» **Requirement**: Repeat every line exactly, keeping the pictures out of the copy.

>>>>

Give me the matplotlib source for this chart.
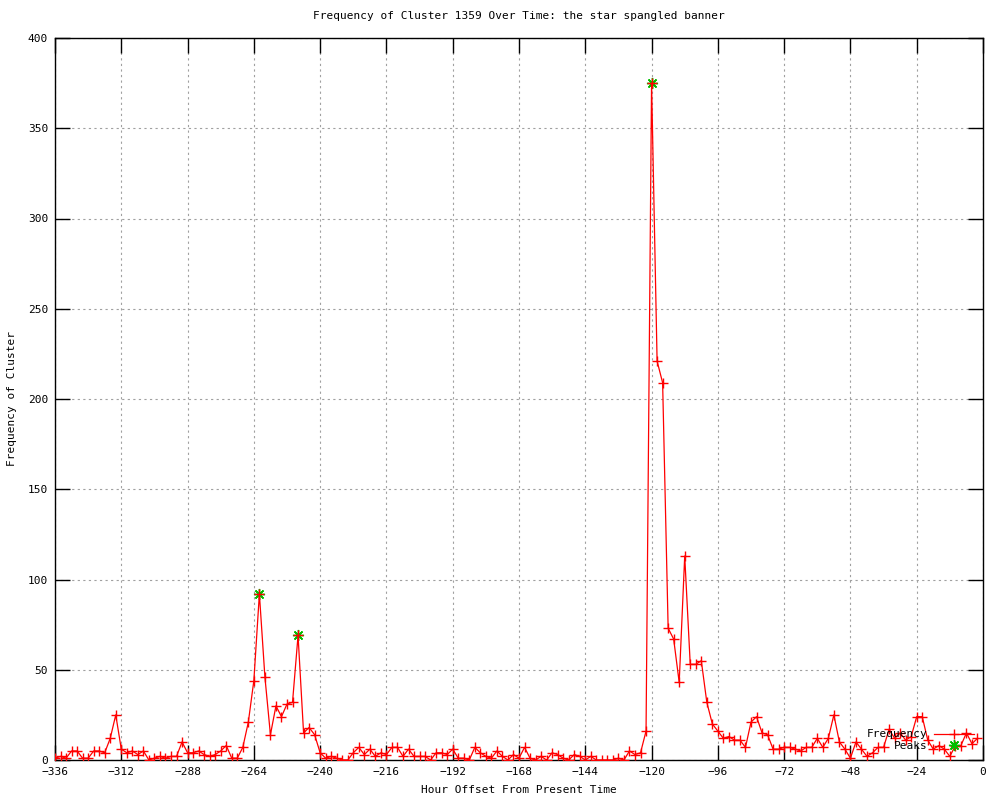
import numpy as np
import matplotlib
matplotlib.use('Agg')
import matplotlib.pyplot as plt
from matplotlib.lines import Line2D

# Hour offsets (every 2 hours) and cluster frequency
hours = np.arange(-336, 0, 2)
freq = [
    # -336 .. -282
    1, 2, 1, 5, 5, 1, 1, 5, 5, 4, 12, 25, 6, 4, 5, 3, 5, 0, 1, 2,
    1, 2, 2, 10, 4, 4, 5, 3,
    # -280 .. -236
    2, 3, 5, 8, 1, 1, 7, 21, 44, 92, 46, 14, 30, 24, 31, 32, 69, 15, 18, 14,
    4, 1, 2,
    # -234 .. -170
    1, 0, 0, 4, 7, 3, 6, 2, 4, 3, 7, 7, 2, 6, 2, 2, 2, 0, 4, 4,
    3, 6, 1, 1, 0, 7, 4, 2, 1, 5, 2, 0, 3,
    # -168 .. -122
    1, 7, 1, 0, 2, 0, 4, 3, 1, 0, 3, 2, 0, 2, 0, 0, 0, 0, 1, 0,
    5, 3, 4, 16,
    # -120 .. -74
    375, 221, 209, 73, 67, 43, 113, 53, 53, 55, 32, 20, 16, 12, 13, 11, 11, 7, 21, 24,
    15, 14, 6, 6,
    # -72 .. -2
    7, 7, 6, 5, 7, 7, 12, 7, 12, 25, 10, 6, 1, 10, 6, 2, 4, 7, 7, 17,
    12, 15, 11, 13, 24, 24, 11, 6, 8, 6, 2, 8, 8, 15, 9, 12,
]
peak_hours = [-262, -248, -120]
peak_vals = [92, 69, 375]

x_ticks = np.arange(-336, 1, 24)
y_ticks = np.arange(0, 401, 50)

plt.rcParams['font.family'] = ['DejaVu Sans Mono']

fig = plt.figure(figsize=(10, 8), dpi=100)
ax = fig.add_axes([0.055, 0.05, 0.928, 0.9025])

star = (8, 2, 0)  # asterisk, like gnuplot point type 3
ax.plot(peak_hours, peak_vals, linestyle='none', marker=star,
        markersize=8, color='#00c000', markeredgewidth=1.0, zorder=2)
ax.plot(hours, freq, color='red', linewidth=0.9, marker='+', markersize=7,
        markeredgewidth=1.0, zorder=3)

ax.set_xlim(-336, 0)
ax.set_ylim(0, 400)
ax.set_xticks(x_ticks)
ax.set_yticks(y_ticks)
ax.tick_params(direction='in', length=11, width=1, top=True, right=True,
               labelsize=8, pad=5)
ax.grid(True, color='#a0a0a0', linestyle=(0, (2, 3)), linewidth=0.8)
for s in ax.spines.values():
    s.set_linewidth(1.0)

ax.set_title('Frequency of Cluster 1359 Over Time: the star spangled banner',
             fontsize=8, pad=14)
ax.set_xlabel('Hour Offset From Present Time', fontsize=8, labelpad=6)
ax.set_ylabel('Frequency of Cluster', fontsize=8, labelpad=8)

handles = [
    Line2D([], [], color='red', linewidth=0.9, marker='+', markersize=7),
    Line2D([], [], linestyle='none', marker=star, markersize=8,
           color='#00c000'),
]
ax.legend(handles, ['Frequency', 'Peaks'], loc='lower right',
          bbox_to_anchor=(1.0, 0.0), frameon=False, markerfirst=False,
          fontsize=8, handlelength=3.6, labelspacing=0.15, borderpad=0.3,
          handletextpad=0.6)

fig.savefig('out.png', dpi=100)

<<<<

» **Exercise solution**:
Give me the matplotlib source for this chart.
import numpy as np
import matplotlib
matplotlib.use('Agg')
import matplotlib.pyplot as plt
from matplotlib.lines import Line2D

# Hour offsets (every 2 hours) and cluster frequency
hours = np.arange(-336, 0, 2)
freq = [
    # -336 .. -282
    1, 2, 1, 5, 5, 1, 1, 5, 5, 4, 12, 25, 6, 4, 5, 3, 5, 0, 1, 2,
    1, 2, 2, 10, 4, 4, 5, 3,
    # -280 .. -236
    2, 3, 5, 8, 1, 1, 7, 21, 44, 92, 46, 14, 30, 24, 31, 32, 69, 15, 18, 14,
    4, 1, 2,
    # -234 .. -170
    1, 0, 0, 4, 7, 3, 6, 2, 4, 3, 7, 7, 2, 6, 2, 2, 2, 0, 4, 4,
    3, 6, 1, 1, 0, 7, 4, 2, 1, 5, 2, 0, 3,
    # -168 .. -122
    1, 7, 1, 0, 2, 0, 4, 3, 1, 0, 3, 2, 0, 2, 0, 0, 0, 0, 1, 0,
    5, 3, 4, 16,
    # -120 .. -74
    375, 221, 209, 73, 67, 43, 113, 53, 53, 55, 32, 20, 16, 12, 13, 11, 11, 7, 21, 24,
    15, 14, 6, 6,
    # -72 .. -2
    7, 7, 6, 5, 7, 7, 12, 7, 12, 25, 10, 6, 1, 10, 6, 2, 4, 7, 7, 17,
    12, 15, 11, 13, 24, 24, 11, 6, 8, 6, 2, 8, 8, 15, 9, 12,
]
peak_hours = [-262, -248, -120]
peak_vals = [92, 69, 375]

x_ticks = np.arange(-336, 1, 24)
y_ticks = np.arange(0, 401, 50)

plt.rcParams['font.family'] = ['DejaVu Sans Mono']

fig = plt.figure(figsize=(10, 8), dpi=100)
ax = fig.add_axes([0.055, 0.05, 0.928, 0.9025])

star = (8, 2, 0)  # asterisk, like gnuplot point type 3
ax.plot(peak_hours, peak_vals, linestyle='none', marker=star,
        markersize=8, color='#00c000', markeredgewidth=1.0, zorder=2)
ax.plot(hours, freq, color='red', linewidth=0.9, marker='+', markersize=7,
        markeredgewidth=1.0, zorder=3)

ax.set_xlim(-336, 0)
ax.set_ylim(0, 400)
ax.set_xticks(x_ticks)
ax.set_yticks(y_ticks)
ax.tick_params(direction='in', length=11, width=1, top=True, right=True,
               labelsize=8, pad=5)
ax.grid(True, color='#a0a0a0', linestyle=(0, (2, 3)), linewidth=0.8)
for s in ax.spines.values():
    s.set_linewidth(1.0)

ax.set_title('Frequency of Cluster 1359 Over Time: the star spangled banner',
             fontsize=8, pad=14)
ax.set_xlabel('Hour Offset From Present Time', fontsize=8, labelpad=6)
ax.set_ylabel('Frequency of Cluster', fontsize=8, labelpad=8)

handles = [
    Line2D([], [], color='red', linewidth=0.9, marker='+', markersize=7),
    Line2D([], [], linestyle='none', marker=star, markersize=8,
           color='#00c000'),
]
ax.legend(handles, ['Frequency', 'Peaks'], loc='lower right',
          bbox_to_anchor=(1.0, 0.0), frameon=False, markerfirst=False,
          fontsize=8, handlelength=3.6, labelspacing=0.15, borderpad=0.3,
          handletextpad=0.6)

fig.savefig('out.png', dpi=100)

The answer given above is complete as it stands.